Russian Prime Minister Vladimir Putin (c.) and other Cabinet members observe a minute of silence in memory of the victims of Monday's suicide bombing at Moscow's main airport, on Tuesday, Jan. 25. Putin is vowing retribution for the suicide bombing attack that killed at least 35 people in Russia's busiest airport.
Alexei Nikolsky/RIA Novosti/AP
One day after a suicide bomber killed at least 35 people in Russia's busiest airport, Russians are asking whether the repeated ability of jihadists from the turbulent northern Caucasus to strike at will in Moscow means that the country is losing its own version of the war on terror.

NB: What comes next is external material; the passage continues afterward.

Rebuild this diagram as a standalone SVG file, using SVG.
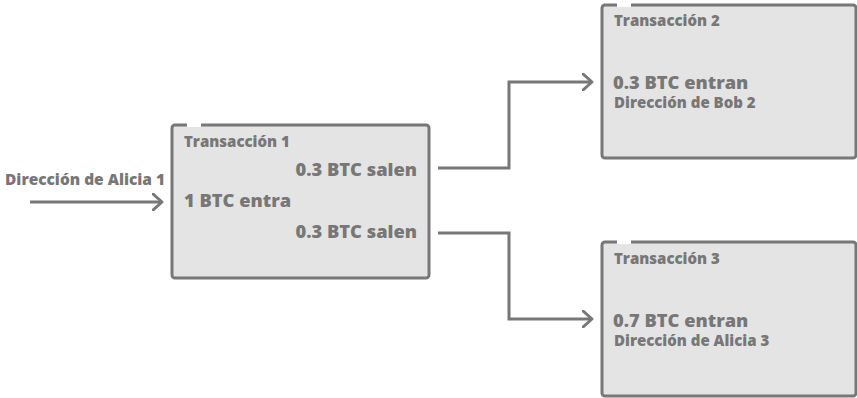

A few are even voicing the previously unthinkable suggestion that Prime Minister Vladimir Putin should resign, since he is the leader most closely associated with setting policy during the decade-long cycle of terrorism and brutal security countermeasures in the seething north Caucasus.
"We should urgently change our agenda, and insist that Putin and [Interior Minister Rashid] Nurgaliev come before the Duma [parliament] to explain themselves," says Vladimir Ulas, a Duma deputy with the Communist Party, which is usually loyal to the Kremlin on security issues. "The authorities have failed in the struggle against terrorism, they can not guarantee national security, so why shouldn't we be discussing the resignation of Putin's government?"
Experts say Russian authorities failed to heed the alarms set off by terror attacks in Russia's heartland over the past couple of years, including a deadly 2009 blast that hit a luxury train near St. Petersburg and a twin suicide bombing in Moscow's crowded metro last March that killed almost 40 people.